Muted review – so bad you’ll want to howl at your TV screen

Muted review – so bad you’ll want to howl at your TV screen

Arón Piper as Sergio in Muted.

Speechless … Arón Piper as Sergio in Muted. Photograph: Lander Larrañaga/Netflix

Gaping plotholes, storylines that just don’t make sense, and a concept that is inexplicably junked at the first opportunity – this Spanish thriller is barely watchable

Normally a bad drama has a plot with holes in it. Spanish psychological thriller Muted is more like a black hole sucking in the occasional drifting nugget of narrative, destroying each one without trace. Rarely has such a serious-minded miniseries made so little sense.

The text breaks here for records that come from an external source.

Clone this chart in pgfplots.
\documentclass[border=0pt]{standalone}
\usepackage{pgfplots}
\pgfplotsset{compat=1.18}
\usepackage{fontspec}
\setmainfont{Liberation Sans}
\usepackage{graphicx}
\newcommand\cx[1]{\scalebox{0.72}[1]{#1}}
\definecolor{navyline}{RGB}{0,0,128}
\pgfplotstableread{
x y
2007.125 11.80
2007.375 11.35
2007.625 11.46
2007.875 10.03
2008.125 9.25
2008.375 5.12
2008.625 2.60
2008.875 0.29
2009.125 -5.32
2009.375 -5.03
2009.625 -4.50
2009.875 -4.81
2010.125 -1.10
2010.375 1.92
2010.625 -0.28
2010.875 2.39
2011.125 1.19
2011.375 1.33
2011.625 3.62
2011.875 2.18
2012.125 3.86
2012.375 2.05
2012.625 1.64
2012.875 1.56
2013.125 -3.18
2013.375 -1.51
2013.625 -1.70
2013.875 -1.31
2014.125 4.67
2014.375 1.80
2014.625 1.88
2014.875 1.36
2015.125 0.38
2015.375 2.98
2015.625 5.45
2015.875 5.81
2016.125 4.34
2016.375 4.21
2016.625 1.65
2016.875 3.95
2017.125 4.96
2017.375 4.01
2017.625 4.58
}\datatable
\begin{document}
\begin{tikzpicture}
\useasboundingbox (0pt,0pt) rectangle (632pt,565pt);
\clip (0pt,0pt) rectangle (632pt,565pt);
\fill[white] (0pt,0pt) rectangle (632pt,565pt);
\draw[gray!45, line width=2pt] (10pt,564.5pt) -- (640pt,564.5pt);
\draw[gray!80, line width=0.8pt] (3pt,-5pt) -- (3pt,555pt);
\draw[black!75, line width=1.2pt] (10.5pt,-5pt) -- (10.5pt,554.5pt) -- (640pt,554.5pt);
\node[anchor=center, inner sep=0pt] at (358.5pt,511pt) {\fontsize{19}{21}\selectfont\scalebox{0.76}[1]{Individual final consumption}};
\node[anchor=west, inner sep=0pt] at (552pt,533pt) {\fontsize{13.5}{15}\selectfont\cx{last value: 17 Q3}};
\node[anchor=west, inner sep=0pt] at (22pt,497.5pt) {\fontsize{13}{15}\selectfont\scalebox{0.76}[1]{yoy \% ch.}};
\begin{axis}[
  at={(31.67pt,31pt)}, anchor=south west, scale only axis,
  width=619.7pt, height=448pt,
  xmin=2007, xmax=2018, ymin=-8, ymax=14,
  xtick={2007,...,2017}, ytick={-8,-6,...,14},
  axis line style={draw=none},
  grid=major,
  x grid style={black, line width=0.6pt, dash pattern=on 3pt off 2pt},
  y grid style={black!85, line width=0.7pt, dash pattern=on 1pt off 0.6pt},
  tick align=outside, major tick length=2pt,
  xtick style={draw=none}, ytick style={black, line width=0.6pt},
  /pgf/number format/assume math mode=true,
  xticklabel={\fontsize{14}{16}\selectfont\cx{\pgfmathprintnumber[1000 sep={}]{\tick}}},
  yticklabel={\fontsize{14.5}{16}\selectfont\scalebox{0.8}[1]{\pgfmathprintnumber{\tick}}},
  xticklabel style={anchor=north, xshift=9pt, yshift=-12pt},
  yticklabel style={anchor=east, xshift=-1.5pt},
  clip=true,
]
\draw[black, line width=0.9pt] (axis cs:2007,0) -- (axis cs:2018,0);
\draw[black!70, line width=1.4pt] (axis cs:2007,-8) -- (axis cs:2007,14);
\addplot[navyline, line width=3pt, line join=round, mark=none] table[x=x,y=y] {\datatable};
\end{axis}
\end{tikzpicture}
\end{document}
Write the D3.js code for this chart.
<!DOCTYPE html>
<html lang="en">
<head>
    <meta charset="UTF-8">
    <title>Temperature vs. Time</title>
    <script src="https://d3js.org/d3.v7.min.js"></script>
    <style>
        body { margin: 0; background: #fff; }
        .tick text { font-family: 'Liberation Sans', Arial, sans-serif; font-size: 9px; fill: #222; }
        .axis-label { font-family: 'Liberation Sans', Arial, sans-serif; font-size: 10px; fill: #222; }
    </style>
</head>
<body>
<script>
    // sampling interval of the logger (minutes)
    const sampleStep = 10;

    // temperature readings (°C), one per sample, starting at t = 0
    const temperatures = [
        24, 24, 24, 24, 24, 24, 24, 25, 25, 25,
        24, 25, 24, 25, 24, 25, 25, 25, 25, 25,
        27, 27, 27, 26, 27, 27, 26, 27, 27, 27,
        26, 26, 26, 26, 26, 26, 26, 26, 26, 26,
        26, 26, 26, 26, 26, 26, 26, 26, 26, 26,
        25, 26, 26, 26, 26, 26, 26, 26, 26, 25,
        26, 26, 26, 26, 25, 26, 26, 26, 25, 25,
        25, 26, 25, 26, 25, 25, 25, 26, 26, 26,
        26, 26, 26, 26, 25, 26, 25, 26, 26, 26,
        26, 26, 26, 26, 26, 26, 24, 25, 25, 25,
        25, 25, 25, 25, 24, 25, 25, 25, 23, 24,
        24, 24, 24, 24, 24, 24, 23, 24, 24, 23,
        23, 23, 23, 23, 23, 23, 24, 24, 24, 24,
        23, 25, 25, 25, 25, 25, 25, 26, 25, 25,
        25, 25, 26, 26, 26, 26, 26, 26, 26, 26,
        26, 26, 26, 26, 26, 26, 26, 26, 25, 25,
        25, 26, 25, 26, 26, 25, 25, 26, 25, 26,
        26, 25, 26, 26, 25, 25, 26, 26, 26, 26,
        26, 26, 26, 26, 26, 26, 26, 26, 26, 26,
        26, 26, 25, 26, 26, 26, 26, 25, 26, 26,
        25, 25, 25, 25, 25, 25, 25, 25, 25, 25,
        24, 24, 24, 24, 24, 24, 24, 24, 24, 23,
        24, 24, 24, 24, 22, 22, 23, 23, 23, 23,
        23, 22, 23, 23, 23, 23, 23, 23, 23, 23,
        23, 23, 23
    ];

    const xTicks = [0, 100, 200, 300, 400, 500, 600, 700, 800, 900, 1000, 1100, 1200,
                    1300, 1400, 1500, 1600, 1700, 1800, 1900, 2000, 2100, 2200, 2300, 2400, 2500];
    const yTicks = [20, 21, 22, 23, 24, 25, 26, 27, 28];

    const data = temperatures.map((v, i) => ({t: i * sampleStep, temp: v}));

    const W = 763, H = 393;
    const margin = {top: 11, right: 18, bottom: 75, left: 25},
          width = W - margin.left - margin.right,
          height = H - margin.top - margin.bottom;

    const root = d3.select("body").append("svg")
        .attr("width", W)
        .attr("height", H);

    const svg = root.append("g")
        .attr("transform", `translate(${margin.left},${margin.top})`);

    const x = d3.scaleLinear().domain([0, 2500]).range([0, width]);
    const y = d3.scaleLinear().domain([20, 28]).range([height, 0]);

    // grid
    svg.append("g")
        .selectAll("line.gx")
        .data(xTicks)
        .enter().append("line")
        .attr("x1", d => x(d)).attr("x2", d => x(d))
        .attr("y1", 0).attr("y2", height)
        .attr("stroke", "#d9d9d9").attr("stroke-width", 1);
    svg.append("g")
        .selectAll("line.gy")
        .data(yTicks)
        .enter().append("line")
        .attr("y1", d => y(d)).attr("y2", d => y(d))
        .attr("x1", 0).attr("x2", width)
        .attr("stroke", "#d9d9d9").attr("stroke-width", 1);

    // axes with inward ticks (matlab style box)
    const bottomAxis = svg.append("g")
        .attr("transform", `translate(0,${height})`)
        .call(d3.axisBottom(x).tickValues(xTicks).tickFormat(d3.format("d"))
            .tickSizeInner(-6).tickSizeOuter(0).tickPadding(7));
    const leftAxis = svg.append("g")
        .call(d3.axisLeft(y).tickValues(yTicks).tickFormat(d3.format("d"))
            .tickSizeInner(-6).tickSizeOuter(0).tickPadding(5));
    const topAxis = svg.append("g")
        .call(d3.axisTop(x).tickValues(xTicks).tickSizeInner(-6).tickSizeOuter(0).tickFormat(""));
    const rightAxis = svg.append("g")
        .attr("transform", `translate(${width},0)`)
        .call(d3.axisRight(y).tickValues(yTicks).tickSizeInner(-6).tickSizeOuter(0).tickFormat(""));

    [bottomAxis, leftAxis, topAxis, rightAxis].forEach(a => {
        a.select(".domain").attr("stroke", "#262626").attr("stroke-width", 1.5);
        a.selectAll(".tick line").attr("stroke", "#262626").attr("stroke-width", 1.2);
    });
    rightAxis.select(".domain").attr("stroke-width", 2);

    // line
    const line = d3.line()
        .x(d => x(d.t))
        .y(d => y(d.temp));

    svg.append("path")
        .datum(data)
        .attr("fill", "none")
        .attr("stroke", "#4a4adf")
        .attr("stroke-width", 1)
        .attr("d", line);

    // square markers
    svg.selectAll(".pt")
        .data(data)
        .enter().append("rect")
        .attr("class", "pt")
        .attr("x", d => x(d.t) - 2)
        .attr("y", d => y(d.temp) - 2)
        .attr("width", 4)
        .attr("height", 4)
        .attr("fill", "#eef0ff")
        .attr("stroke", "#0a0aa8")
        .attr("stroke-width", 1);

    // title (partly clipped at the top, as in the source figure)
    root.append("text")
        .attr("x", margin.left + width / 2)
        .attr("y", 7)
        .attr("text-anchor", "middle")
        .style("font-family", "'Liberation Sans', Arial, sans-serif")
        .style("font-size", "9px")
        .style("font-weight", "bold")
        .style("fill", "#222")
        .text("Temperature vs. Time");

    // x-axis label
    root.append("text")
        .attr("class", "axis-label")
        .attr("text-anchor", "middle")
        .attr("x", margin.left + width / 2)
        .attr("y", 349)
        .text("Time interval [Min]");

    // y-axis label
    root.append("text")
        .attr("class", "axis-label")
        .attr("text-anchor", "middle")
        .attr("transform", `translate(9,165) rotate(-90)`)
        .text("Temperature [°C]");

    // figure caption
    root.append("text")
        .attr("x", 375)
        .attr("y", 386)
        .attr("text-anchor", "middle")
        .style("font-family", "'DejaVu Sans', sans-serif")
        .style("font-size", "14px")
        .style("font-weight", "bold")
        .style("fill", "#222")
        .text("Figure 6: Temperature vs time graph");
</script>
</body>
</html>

We open with two people: a woman, followed seconds later by a man, plummeting to messy deaths from the top floor of a city apartment block. Six years later, Sergio (Arón Piper) is given early release from his juvenile detention centre: efforts to ascertain why he hurled his parents off their balcony when he was a teenager have failed, so a strange experiment is conceived. Sergio is allowed to return to the murder flat, but every room has been rigged with microphones and hidden cameras. As well as wearing an electronic tag, he is also being surveilled round the clock by a psychiatrist named Ana (Almudena Amor) and her team of investigators, who wish to study whether he is a danger to society. Why this ridiculously elaborate and risky scheme has been sanctioned is the first of many questions to which a satisfactory answer will not arrive.